そのカーライルに続いては、23位のフリートウッドも直近のポイントリターンを思えば厳しいと言わざるを得ない状況だ。その上にいるチェルトナム、ポート・ヴェイル、バートンは2ポイント圏内。いずれも直近で明るい兆しは見えておらず、とりわけ21位ギリギリにいるバートンはあまりにも攻撃に見るべきところがなく現状のリーグ内最弱チームかもしれない。この3チームが突然結果を出し始めた場合にはその上にいるケンブリッジとシュルーズベリーにお鉢が回ってくるが、その可能性は極めて低いと見るべきだ。
League Two
紆余曲折を経ての冬からの戦いぶりではあったが、ここに来て再び首位として頭一つ抜け出たのは大本命ストックポートだった。昇格決定まではあと1ポイント、次節で決まる可能性が高い。
イースターからの4試合で4連勝、その内3つは現ボトム3との対戦という日程的なアドバンテージこそあったものの、とりわけサットンなどはビーチにいるミッドテーブルのチームよりもよっぽど手強い相手に違いなく、そこに対してしっかりと勝ち切ったことには一定の評価が贈られるべきだ。今後の日程を見ても最終節のレクサムまで目標のない中位勢との対戦が続き、最終節が大一番になる可能性は限りなく低いだろう。
2位以下の様相を一変させたのがこのグッドフライデーの一戦だった。上位陣相手に殻を破り切れない戦いを続けてきたレクサムの今シーズン現トップ5相手の初勝利(!)、それがこの絶好のタイミングで、絶好の相手に対して掴んだ大きな3ポイント。逆にマンスフィールドにとってはあまりにも痛恨の結果になってしまった。

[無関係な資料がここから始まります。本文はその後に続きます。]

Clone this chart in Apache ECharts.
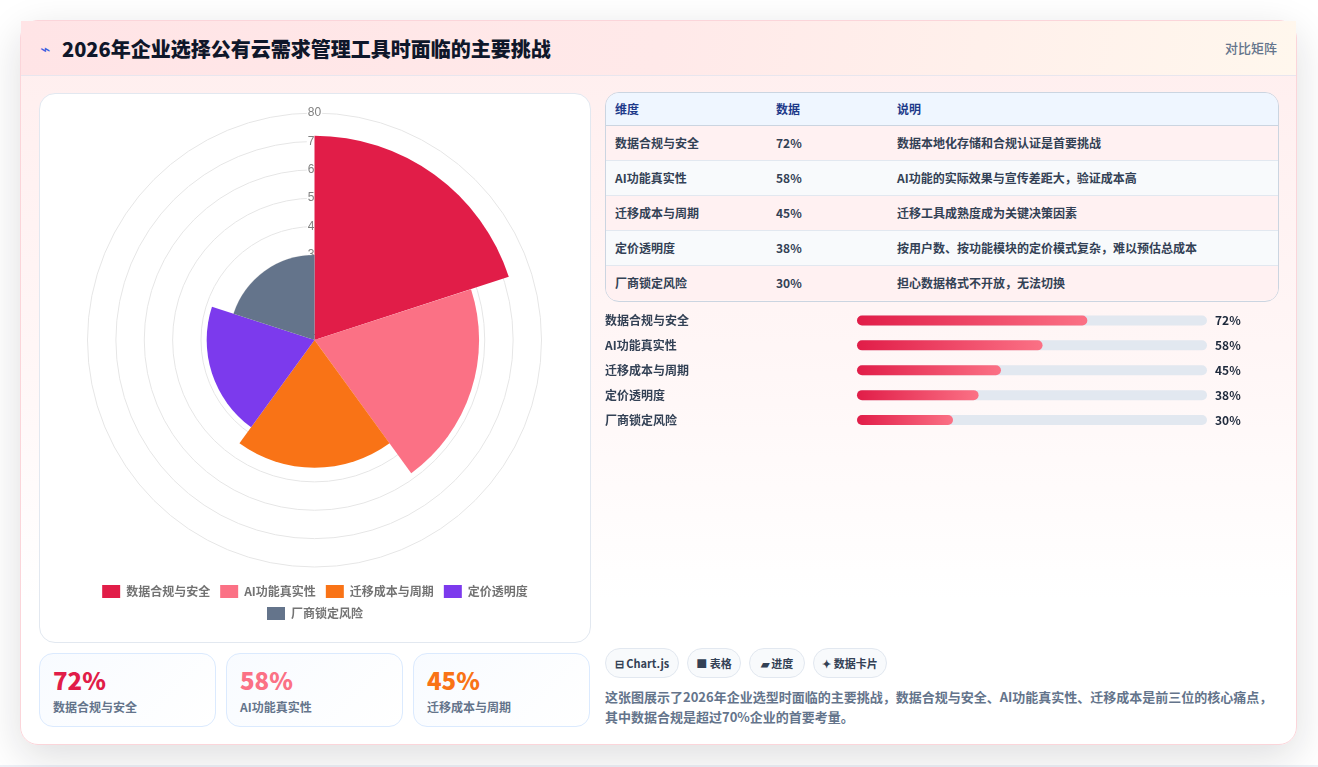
<!DOCTYPE html>
<html>
<head>
<meta http-equiv="Content-Type" content="text/html;charset=utf-8">
<title>2026年企业选择公有云需求管理工具时面临的主要挑战</title>
<style type="text/css">
html,body{
	margin: 0;
	padding: 0;
	width: 1318px;
	height: 767px;
	overflow: hidden;
	font-family: "Noto Sans CJK SC", "Noto Sans", sans-serif;
	background: #ffffff;
}
.foot { position: absolute; left: 0; top: 765px; width: 1318px; height: 2px; background: #eef1f7; }
.card {
	position: absolute; left: 20px; top: 20px; width: 1277px; height: 725px;
	box-sizing: border-box; border: 1px solid #fbd5da; border-radius: 18px;
	background: linear-gradient(180deg, #ffeeee 0%, #fff6f6 45%, #ffffff 80%);
	box-shadow: 0 12px 40px rgba(20,20,30,.14);
}
.head {
	position: absolute; left: 0; top: 0; right: 0; height: 55px; box-sizing: border-box;
	border-bottom: 1px solid #e8e6ee;
	background: linear-gradient(100deg, #ffe4e6 0%, #ffe9e9 50%, #fff7ed 100%);
}
.icon { position: absolute; left: 19px; top: 18px; font-size: 17px; line-height: 20px; color: #4060e0; font-family: "DejaVu Sans"; }
h1 { position: absolute; left: 41px; top: 13px; margin: 0; font-size: 20px; line-height: 30px; font-weight: 800; color: #0f172a; }
.tag { position: absolute; right: 19px; top: 17px; font-size: 13px; line-height: 20px; color: #64748b; font-weight: 500; }
.panel {
	position: absolute; left: 39px; top: 93px; width: 552px; height: 550px; box-sizing: border-box;
	background: #fff; border: 1px solid #e2e8f0; border-radius: 16px;
}
#polar { position: absolute; left: 0; top: 0; width: 550px; height: 548px; }
.stat {
	position: absolute; top: 653px; width: 177px; height: 74px; box-sizing: border-box;
	border: 1px solid #dbeafe; border-radius: 14px;
	background: linear-gradient(135deg, #f8fbff 0%, #ffffff 100%);
}
.stat b { position: absolute; left: 13px; top: 9px; font-size: 24px; line-height: 34px; font-weight: 900; }
.stat span { position: absolute; left: 13px; top: 43px; font-size: 12px; line-height: 20px; color: #64748b; font-weight: 600; }
.tbl {
	position: absolute; left: 605px; top: 92px; width: 674px; height: 210px; box-sizing: border-box;
	border: 1px solid #cbd5e1; border-radius: 14px; overflow: hidden; font-size: 12px;
}
table { border-collapse: collapse; width: 672px; table-layout: fixed; }
th { height: 32px; padding: 0 0 1px 9px; box-sizing: border-box; text-align: left; color: #1e3a8a; background: #eff6ff; font-weight: 700; border-bottom: 1px solid #cbd5e1; }
td { height: 35px; padding: 0 0 1px 9px; box-sizing: border-box; color: #334155; font-weight: 600; border-bottom: 1px solid #e2e8f0; }
tr:last-child td { border-bottom: 0; }
tr.odd td { background: #fff1f2; }
tr.even td { background: #f8fafc; }
#bars { position: absolute; left: 605px; top: 308px; width: 674px; height: 125px; }
.chip {
	position: absolute; top: 648px; height: 30px; box-sizing: border-box;
	border: 1px solid #e2e8f0; border-radius: 15px; background: #f8fafc;
	font-size: 11px; line-height: 28px; font-weight: 600; color: #334155; text-align: center; white-space: nowrap;
}
.note { position: absolute; left: 605px; top: 687px; width: 670px; margin: 0; font-size: 13px; line-height: 20px; font-weight: 600; color: #64748b; }
</style>
</head>
<body>
<div class="foot"></div>
<div class="card">
	<div class="head">
		<span class="icon">⌁</span>
		<h1>2026年企业选择公有云需求管理工具时面临的主要挑战</h1>
		<span class="tag">对比矩阵</span>
	</div>
</div>
<div class="panel"><div id="polar"></div></div>
<div id="stats"></div>
<div class="tbl"><table id="tbl"></table></div>
<div id="bars"></div>
<div id="chips"></div>
<p class="note">这张图展示了2026年企业选型时面临的主要挑战，数据合规与安全、AI功能真实性、迁移成本是前三位的核心痛点，<br>其中数据合规是超过70%企业的首要考量。</p>

<script src="https://cdn.jsdelivr.net/npm/echarts@6/dist/echarts.min.js"></script>
<script type="text/javascript">
var categories = ['数据合规与安全', 'AI功能真实性', '迁移成本与周期', '定价透明度', '厂商锁定风险'];
var values = [72, 58, 45, 38, 30];
var notes = [
	'数据本地化存储和合规认证是首要挑战',
	'AI功能的实际效果与宣传差距大，验证成本高',
	'迁移工具成熟度成为关键决策因素',
	'按用户数、按功能模块的定价模式复杂，难以预估总成本',
	'担心数据格式不开放，无法切换'
];
var colors = ['#e11d48', '#fb7185', '#f97316', '#7c3aed', '#64748b'];
var tableHead = ['维度', '数据', '说明'];
var chipLabels = ['⊟ Chart.js', '■ 表格', '▰ 进度', '✦ 数据卡片'];
var chipLeft = [605, 687, 749, 813];
var chipWidth = [74, 54, 56, 74];
var statLeft = [39, 226, 413];
var fontCJK = '"Noto Sans CJK SC", "Noto Sans", sans-serif';

// table
var html = '<colgroup><col style="width:161px"><col style="width:121px"><col></colgroup><tr>';
for (var i = 0; i < tableHead.length; i++) html += '<th>' + tableHead[i] + '</th>';
html += '</tr>';
for (var i = 0; i < categories.length; i++) {
	html += '<tr class="' + (i % 2 ? 'even' : 'odd') + '"><td>' + categories[i] + '</td><td>' + values[i] + '%</td><td>' + notes[i] + '</td></tr>';
}
document.getElementById('tbl').innerHTML = html;

// stat cards, top three only
var s = '';
for (var i = 0; i < 3; i++) {
	s += '<div class="stat" style="left:' + statLeft[i] + 'px"><b style="color:' + colors[i] + '">' + values[i] + '%</b><span>' + categories[i] + '</span></div>';
}
document.getElementById('stats').innerHTML = s;

var c = '';
for (var i = 0; i < chipLabels.length; i++) {
	c += '<div class="chip" style="left:' + chipLeft[i] + 'px;width:' + chipWidth[i] + 'px">' + chipLabels[i] + '</div>';
}
document.getElementById('chips').innerHTML = c;

// polar area: one stacked series per category so the legend gets one entry each
var polarSeries = [];
for (var i = 0; i < categories.length; i++) {
	var d = [];
	for (var j = 0; j < categories.length; j++) d.push(i == j ? values[j] : '-');
	polarSeries.push({
		name: categories[i],
		type: 'bar',
		coordinateSystem: 'polar',
		stack: 'all',
		barCategoryGap: '0%',
		itemStyle: { color: colors[i] },
		data: d
	});
}
var legendBase = {
	left: 'center',
	itemWidth: 18,
	itemHeight: 13,
	itemGap: 10,
	icon: 'rect',
	textStyle: { color: '#737373', fontSize: 12, fontWeight: 700, fontFamily: fontCJK, padding: [0, 0, 0, 1] }
};
var polarChart = echarts.init(document.getElementById('polar'));
polarChart.setOption({
	animation: false,
	polar: { center: [274.5, 246], radius: 227 },
	angleAxis: {
		type: 'category',
		data: categories,
		startAngle: 90,
		clockwise: true,
		show: false
	},
	radiusAxis: {
		min: 0,
		max: 80,
		interval: 10,
		axisLine: { show: false },
		axisTick: { show: false },
		splitLine: { lineStyle: { color: '#e6e6e6', width: 1 } },
		axisLabel: {
			margin: 0,
			align: 'center',
			verticalAlign: 'middle',
			color: '#808080',
			fontSize: 12,
			fontFamily: '"Liberation Sans", Arial, sans-serif',
			backgroundColor: '#fff',
			padding: [0, 1]
		}
	},
	legend: [
		Object.assign({ top: 486, data: categories.slice(0, 4) }, legendBase),
		Object.assign({ top: 508, data: categories.slice(4) }, legendBase)
	],
	series: polarSeries
});

// progress bars
var barData = [];
var valueLabels = [];
for (var i = 0; i < values.length; i++) {
	valueLabels.push(values[i] + '%');
	barData.push({
		value: values[i],
		itemStyle: {
			color: { type: 'linear', x: 0, y: 0, x2: 1, y2: 0, colorStops: [
				{ offset: 0, color: '#e11d48' }, { offset: 1, color: '#fb7185' }
			] }
		}
	});
}
var barChart = echarts.init(document.getElementById('bars'));
barChart.setOption({
	animation: false,
	grid: { left: 252, top: 0, width: 350, height: 124.5, outerBoundsMode: 'none' },
	xAxis: { type: 'value', min: 0, max: 109.4, show: false },
	yAxis: [
		{
			type: 'category', inverse: true, data: categories,
			axisLine: { show: false }, axisTick: { show: false },
			axisLabel: { margin: 252, align: 'left', color: '#334155', fontSize: 12, fontWeight: 600, fontFamily: fontCJK }
		},
		{
			type: 'category', inverse: true, position: 'right', data: valueLabels,
			axisLine: { show: false }, axisTick: { show: false },
			axisLabel: { margin: 8, align: 'left', color: '#1e293b', fontSize: 12, fontWeight: 700, fontFamily: fontCJK }
		}
	],
	series: [{
		type: 'bar',
		yAxisIndex: 0,
		barWidth: 10,
		showBackground: true,
		backgroundStyle: { color: '#e2e8f0', borderRadius: 5 },
		itemStyle: { borderRadius: 5 },
		data: barData
	}]
});
</script>
</body>
</html>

マンスフィールドは延期を挟んでその次もクロウリーにホームで1-4の完敗。ここ最近ピッチコンディション不良での試合延期が相次いでおり、それによるスタイルへの影響や単純な調整の難しさなど様々な要素が絡んでいることには間違いないが、さらにもう1つには長年期待を集めながらこのリーグにスタックしてきたことによる “get over the line“ への心理的重圧を考えずにはいられない。火曜日のフォレストグリーン戦で4試合ぶりの勝利、しかしこの試合は私も見に行ったが、相手がFGRでなければ負けていても何らおかしくない後半の落ち込みぶりではあった。次は最後の大一番となるMKとの一戦を迎える。
そのMKドンズは自動昇格圏まで2ポイント差、しかしマンスフィールドよりは1試合消化が多い。少なくともあの事故としか言いようのないストックポート戦の惨敗を引きずっていないことは好材料で、マンスフィールドとの直接対決に全てをかける。
その下にクルーとバロウがいてここまではPO圏内当確。最後の1枠を争うのは現在7位のクロウリーからAFCウィンブルドン、ウォルソール、ドンカスターまでの4チームだろう。ここに10位ドンカスターの名前が入ってきたのは真に驚異的なアチーヴメントだ。昇格争いどころか残留争いのトークに顔を出していたシーズンの大半、しかし2月初頭からのここ14試合で10勝3分1敗、とりわけ直近ではクルーやレクサムといったチームとの対戦も含めての7連勝という凄まじいランを重ね、なんとPO圏と4ポイント差にまで迫ってきた。ここ7試合で4G1Aのハキーブ・アデラクンをはじめ選手個々人の好調ぶりも目立ち、残す対戦相手もコルチェスターを除いて目標のないチームばかりだ。
残留争いは依然として基本的には4チームの争い。その中で21位グリムズビーはおそらくあと1つ勝てば安全圏かという状況に入り、その下にいる3チームにより焦点が集まる。
驚異の4連勝で一気に最下位からの降格圏脱出を果たした22位サットンだが、1ポイント下にいるコルチェスターに比べて2試合消化が多い。残り3試合で勝ち続けるしかないが、来週にクロウリー、そして最終節にMKドンズが待つ日程から強気になることはできない。また別の観点として、コルチェスターは直近2試合で連敗中とはいえ、その相手はレクサムとストックポート。それ以前には勝ちこそ少ないものの堅実に勝ち点を拾っていく能力を示しており、この2試合のゲームインハンドが無駄になる可能性を高く見積もることは難しいだろう。
そしてより確実な降格候補に見えるのが最下位フォレストグリーンだ。少しマンスフィールドのところで書いたが、とにかく現状の戦いぶりが破綻している。選手たちの間でビジョンが共有されているようにはまったく見えず、ここ5試合の間だけですら枠内シュートを記録できなかったのがなんと3試合もあった。対戦相手を考えてもさすがにもう厳しいと言わざるを得ない。